_PROBLEM TO SOLVE_. Retype, please, the listing from its opening line through the line that contains "plt.rcParams['axes.unicode_minus'] = False", both included, without the pictures.

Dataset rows
::::
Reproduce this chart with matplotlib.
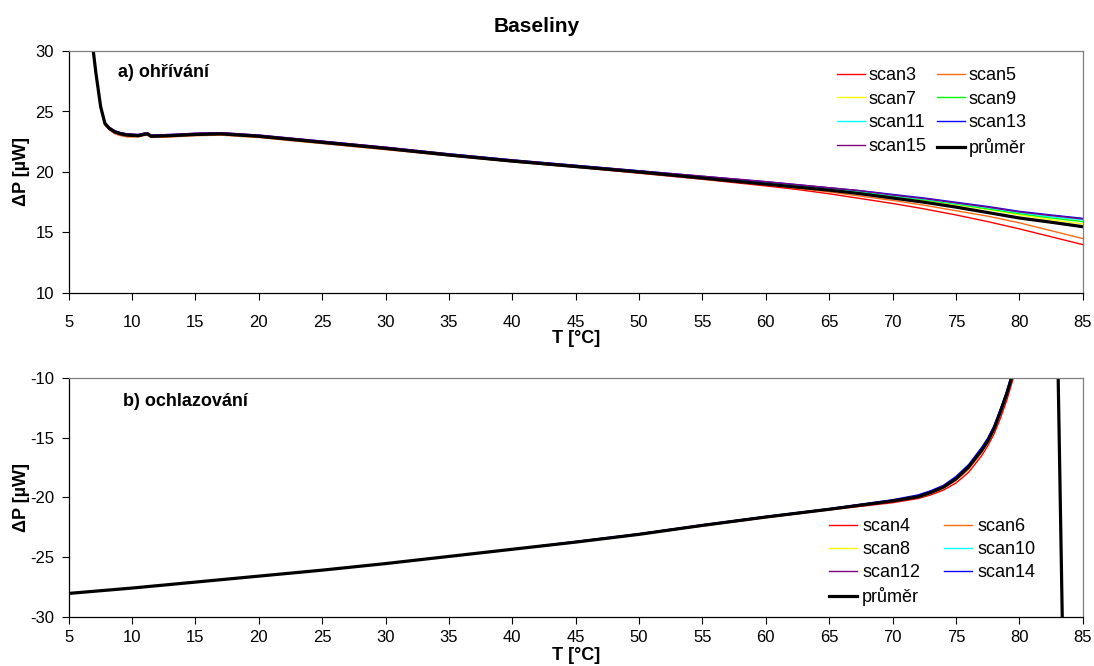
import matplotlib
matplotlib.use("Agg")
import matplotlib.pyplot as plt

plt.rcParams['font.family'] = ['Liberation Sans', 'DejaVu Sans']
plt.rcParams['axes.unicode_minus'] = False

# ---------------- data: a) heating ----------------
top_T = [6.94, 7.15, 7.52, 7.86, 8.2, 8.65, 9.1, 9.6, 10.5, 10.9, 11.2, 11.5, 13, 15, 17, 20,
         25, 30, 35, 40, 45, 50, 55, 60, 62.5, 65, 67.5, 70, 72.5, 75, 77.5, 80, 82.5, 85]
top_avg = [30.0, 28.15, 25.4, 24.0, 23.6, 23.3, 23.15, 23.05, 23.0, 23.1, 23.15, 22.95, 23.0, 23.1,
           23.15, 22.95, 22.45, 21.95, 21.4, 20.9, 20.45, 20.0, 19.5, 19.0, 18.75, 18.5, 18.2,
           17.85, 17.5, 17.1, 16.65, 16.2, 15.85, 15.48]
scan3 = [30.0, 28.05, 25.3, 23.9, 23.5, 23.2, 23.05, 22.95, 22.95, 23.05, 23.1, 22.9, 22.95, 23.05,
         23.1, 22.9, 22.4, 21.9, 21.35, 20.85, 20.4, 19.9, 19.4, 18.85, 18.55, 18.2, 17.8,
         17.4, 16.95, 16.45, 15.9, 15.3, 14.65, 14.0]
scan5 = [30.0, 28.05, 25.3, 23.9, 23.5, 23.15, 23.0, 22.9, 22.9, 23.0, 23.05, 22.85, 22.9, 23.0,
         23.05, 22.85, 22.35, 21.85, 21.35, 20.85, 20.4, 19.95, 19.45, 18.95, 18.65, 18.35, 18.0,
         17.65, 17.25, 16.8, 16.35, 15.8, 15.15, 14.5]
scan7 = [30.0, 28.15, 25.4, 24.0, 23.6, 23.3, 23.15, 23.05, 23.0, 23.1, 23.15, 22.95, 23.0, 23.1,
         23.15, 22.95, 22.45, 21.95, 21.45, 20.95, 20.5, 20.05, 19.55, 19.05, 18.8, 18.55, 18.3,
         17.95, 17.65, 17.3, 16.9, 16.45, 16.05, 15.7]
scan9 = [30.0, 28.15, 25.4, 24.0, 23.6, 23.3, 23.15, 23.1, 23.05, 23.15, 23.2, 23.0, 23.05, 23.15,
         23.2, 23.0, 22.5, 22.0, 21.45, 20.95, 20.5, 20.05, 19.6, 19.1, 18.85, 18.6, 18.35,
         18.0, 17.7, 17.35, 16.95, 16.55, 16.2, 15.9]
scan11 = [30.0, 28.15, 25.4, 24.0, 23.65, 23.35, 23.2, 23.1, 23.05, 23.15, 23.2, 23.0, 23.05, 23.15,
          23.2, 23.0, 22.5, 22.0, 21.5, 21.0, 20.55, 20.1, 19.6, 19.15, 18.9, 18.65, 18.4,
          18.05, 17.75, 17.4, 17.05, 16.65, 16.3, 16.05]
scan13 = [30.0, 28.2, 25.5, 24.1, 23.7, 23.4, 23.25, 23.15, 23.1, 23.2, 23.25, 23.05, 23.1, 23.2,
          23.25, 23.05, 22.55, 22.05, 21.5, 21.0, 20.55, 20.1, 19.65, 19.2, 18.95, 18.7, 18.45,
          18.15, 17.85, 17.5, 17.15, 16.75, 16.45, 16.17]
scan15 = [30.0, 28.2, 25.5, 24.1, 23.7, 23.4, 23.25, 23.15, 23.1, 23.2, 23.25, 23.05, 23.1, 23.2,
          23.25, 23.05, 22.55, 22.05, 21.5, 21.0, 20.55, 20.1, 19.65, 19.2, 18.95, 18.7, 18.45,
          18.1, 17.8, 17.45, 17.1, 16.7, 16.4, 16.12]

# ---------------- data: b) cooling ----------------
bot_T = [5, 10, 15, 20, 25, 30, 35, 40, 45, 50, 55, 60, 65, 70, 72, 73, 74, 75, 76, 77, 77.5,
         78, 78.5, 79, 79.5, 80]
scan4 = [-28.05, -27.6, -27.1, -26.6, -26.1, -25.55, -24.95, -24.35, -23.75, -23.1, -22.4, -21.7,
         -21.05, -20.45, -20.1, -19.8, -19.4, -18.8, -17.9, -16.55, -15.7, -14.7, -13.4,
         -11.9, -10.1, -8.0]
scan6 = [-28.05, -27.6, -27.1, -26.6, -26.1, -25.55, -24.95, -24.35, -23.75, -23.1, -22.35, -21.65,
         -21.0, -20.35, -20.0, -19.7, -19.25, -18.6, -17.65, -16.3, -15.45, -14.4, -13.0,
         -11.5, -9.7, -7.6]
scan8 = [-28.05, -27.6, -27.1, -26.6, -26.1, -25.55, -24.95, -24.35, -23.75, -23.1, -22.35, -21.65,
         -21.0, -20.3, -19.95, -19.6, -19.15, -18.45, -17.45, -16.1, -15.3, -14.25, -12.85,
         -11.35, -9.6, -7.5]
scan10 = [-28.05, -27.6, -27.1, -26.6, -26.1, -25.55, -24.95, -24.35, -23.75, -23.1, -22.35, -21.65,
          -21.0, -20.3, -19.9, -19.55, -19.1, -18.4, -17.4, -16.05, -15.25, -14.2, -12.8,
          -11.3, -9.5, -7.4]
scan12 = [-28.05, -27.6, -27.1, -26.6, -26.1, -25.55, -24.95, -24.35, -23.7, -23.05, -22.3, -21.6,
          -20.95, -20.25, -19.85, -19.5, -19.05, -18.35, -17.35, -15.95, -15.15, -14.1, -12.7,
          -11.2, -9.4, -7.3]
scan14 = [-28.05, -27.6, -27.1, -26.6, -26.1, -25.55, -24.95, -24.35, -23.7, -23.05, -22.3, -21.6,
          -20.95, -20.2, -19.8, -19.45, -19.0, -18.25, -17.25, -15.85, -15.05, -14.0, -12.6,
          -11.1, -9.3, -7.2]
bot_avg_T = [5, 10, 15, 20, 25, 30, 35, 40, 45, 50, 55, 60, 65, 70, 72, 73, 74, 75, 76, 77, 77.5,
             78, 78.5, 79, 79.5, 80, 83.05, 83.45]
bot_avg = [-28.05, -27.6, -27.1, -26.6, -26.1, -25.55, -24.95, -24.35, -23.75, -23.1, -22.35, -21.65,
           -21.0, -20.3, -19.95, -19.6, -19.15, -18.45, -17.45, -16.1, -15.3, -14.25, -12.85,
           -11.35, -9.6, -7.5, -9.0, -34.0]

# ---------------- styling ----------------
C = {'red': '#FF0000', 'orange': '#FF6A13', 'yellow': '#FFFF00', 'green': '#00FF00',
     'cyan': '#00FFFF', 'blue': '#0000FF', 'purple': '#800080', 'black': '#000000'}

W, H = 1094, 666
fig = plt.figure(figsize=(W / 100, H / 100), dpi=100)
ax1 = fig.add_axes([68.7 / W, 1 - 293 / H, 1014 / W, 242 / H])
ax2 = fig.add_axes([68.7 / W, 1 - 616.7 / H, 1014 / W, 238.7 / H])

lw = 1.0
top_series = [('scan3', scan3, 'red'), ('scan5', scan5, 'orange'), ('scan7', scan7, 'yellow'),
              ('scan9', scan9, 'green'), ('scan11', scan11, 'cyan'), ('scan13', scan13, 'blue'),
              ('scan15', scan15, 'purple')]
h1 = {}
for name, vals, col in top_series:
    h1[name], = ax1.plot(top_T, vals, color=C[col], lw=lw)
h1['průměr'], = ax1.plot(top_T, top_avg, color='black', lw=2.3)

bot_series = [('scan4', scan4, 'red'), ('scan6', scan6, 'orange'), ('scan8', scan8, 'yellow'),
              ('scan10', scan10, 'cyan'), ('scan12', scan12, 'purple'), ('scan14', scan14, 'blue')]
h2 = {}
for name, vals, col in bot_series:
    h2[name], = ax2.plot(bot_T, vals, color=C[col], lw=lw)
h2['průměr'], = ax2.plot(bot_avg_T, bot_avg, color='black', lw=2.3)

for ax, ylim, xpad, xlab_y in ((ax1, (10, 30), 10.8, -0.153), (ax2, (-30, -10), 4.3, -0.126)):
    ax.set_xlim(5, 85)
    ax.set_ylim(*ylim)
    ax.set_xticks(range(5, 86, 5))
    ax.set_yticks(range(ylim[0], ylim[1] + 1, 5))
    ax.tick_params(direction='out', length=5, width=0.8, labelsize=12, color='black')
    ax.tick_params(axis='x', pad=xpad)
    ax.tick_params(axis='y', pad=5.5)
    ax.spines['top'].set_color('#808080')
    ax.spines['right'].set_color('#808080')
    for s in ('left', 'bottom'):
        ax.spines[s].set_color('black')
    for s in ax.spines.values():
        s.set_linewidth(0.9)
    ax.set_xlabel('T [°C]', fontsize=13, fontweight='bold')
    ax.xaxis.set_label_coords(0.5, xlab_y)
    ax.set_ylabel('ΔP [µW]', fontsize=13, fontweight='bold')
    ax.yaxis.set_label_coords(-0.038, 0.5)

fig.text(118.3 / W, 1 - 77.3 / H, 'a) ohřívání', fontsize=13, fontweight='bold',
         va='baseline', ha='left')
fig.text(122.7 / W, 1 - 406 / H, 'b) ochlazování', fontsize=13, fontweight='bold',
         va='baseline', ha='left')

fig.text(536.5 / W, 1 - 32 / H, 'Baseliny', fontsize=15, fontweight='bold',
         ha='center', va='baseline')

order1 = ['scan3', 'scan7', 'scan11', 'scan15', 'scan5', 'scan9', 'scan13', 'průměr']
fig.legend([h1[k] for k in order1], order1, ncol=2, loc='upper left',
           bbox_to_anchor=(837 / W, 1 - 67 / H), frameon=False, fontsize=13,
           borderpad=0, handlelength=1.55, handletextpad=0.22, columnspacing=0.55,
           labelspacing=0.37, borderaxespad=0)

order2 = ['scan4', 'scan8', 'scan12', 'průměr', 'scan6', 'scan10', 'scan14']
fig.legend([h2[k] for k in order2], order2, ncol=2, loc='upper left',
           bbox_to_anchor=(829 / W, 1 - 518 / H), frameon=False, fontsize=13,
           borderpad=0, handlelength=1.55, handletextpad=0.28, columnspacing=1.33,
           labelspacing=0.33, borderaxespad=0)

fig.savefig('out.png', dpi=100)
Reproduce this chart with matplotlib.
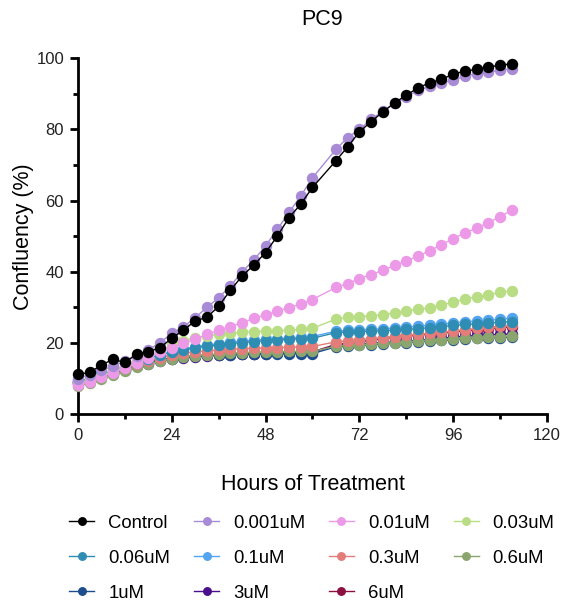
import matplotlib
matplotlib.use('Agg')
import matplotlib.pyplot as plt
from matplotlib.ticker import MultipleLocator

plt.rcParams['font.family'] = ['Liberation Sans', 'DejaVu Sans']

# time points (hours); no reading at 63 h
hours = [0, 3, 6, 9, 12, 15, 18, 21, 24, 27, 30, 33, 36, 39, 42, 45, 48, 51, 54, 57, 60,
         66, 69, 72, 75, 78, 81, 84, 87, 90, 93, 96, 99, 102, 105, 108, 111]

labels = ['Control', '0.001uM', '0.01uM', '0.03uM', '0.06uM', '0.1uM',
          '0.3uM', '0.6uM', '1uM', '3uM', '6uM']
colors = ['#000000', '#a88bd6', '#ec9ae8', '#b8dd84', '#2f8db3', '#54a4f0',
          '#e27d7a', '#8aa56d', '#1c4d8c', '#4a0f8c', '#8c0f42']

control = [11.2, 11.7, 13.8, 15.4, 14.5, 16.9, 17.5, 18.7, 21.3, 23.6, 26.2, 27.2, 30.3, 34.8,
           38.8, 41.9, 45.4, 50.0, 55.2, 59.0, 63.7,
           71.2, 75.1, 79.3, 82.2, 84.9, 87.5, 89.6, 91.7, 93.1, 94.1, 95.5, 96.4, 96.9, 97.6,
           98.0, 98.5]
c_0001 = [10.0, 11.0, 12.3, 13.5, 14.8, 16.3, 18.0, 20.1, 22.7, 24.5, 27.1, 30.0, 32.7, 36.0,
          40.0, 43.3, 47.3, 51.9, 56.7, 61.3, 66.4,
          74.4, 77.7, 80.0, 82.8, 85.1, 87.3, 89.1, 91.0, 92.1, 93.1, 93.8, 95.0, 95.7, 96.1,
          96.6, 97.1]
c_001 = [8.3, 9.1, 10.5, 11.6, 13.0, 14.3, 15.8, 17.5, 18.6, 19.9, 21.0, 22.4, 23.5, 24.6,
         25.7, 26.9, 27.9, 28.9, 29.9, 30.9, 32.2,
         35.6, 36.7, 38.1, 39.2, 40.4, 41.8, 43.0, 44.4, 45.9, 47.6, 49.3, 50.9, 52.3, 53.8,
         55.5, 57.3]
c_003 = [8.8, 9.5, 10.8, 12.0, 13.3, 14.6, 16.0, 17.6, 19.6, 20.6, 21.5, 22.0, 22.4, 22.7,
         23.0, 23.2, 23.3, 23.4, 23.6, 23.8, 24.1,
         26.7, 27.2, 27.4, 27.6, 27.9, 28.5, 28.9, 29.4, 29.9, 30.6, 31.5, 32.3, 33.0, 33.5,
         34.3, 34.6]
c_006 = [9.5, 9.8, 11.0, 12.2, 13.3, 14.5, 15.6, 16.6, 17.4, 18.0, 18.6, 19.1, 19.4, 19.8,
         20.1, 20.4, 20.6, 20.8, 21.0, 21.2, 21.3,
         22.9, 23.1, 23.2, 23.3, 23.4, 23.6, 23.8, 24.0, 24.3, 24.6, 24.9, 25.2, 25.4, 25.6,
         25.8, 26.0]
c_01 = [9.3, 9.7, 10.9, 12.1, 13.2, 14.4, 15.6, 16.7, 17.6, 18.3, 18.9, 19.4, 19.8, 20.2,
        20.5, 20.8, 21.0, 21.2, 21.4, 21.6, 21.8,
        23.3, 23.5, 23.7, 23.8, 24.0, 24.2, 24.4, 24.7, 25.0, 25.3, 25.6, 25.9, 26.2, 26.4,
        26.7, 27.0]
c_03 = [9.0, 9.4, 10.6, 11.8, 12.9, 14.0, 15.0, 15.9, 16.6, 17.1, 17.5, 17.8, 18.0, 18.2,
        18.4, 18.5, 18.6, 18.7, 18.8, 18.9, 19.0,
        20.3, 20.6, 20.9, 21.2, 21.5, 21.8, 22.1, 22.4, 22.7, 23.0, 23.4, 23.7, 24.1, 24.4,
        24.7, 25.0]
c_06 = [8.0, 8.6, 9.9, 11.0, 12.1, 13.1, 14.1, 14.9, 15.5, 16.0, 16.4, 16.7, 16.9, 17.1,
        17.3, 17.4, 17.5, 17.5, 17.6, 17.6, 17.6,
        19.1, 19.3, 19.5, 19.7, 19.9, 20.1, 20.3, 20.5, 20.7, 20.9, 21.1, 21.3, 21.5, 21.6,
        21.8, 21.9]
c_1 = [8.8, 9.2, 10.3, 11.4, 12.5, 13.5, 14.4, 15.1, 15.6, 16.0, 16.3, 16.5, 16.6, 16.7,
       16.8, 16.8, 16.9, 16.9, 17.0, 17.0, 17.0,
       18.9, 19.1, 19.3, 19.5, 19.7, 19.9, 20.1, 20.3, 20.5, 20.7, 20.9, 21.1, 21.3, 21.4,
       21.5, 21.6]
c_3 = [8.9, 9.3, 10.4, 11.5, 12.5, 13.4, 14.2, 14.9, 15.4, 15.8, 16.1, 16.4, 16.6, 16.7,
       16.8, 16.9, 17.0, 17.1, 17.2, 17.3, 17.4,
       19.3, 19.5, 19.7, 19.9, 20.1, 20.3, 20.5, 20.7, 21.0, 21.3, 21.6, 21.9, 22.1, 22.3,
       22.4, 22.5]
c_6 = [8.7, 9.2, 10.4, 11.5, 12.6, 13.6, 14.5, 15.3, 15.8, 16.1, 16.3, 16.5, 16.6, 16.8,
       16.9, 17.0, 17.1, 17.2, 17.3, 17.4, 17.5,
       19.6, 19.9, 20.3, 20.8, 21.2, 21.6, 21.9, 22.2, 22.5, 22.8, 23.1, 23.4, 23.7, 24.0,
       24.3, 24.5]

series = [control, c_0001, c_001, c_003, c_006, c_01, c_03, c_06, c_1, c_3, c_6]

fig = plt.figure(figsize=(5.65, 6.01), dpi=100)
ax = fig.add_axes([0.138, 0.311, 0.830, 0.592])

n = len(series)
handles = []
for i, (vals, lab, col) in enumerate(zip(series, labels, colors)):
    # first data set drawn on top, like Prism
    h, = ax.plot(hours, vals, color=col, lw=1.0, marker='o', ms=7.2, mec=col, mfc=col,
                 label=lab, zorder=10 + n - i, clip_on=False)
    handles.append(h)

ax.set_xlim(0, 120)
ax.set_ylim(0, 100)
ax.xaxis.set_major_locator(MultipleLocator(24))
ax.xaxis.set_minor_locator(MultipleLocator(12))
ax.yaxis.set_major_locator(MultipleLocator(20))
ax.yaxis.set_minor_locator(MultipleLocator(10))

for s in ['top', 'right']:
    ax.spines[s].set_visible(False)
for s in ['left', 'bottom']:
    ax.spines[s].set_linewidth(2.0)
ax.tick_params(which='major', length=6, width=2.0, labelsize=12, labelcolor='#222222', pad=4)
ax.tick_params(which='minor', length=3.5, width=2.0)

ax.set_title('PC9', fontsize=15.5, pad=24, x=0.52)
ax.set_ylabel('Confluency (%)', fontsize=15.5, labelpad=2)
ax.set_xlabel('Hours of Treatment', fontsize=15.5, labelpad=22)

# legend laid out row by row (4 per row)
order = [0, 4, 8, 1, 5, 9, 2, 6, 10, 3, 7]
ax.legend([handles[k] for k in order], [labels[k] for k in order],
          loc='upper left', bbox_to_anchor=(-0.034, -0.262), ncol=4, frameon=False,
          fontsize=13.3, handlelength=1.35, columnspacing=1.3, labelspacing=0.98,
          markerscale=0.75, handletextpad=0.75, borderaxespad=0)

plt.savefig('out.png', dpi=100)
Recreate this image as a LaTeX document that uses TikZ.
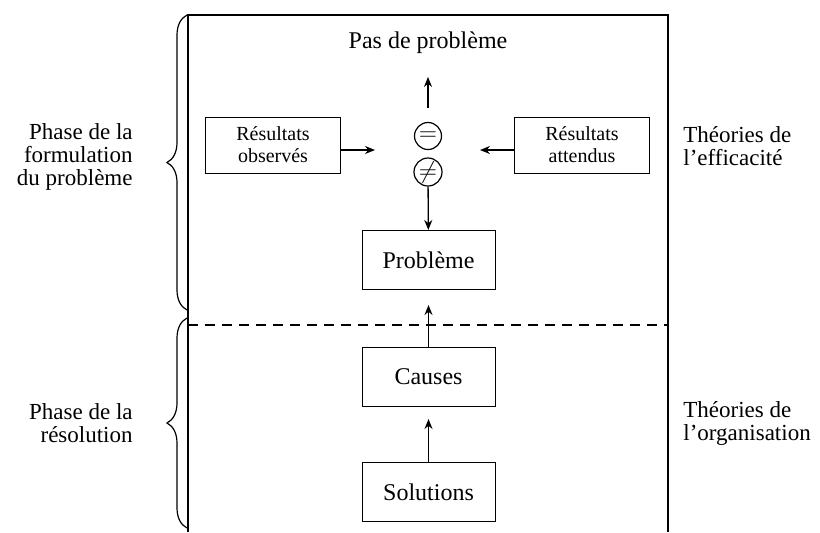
::::
_REPLY_.
Reproduce this chart with matplotlib.
import matplotlib
matplotlib.use("Agg")
import matplotlib.pyplot as plt

plt.rcParams['font.family'] = ['Liberation Sans', 'DejaVu Sans']
plt.rcParams['axes.unicode_minus'] = False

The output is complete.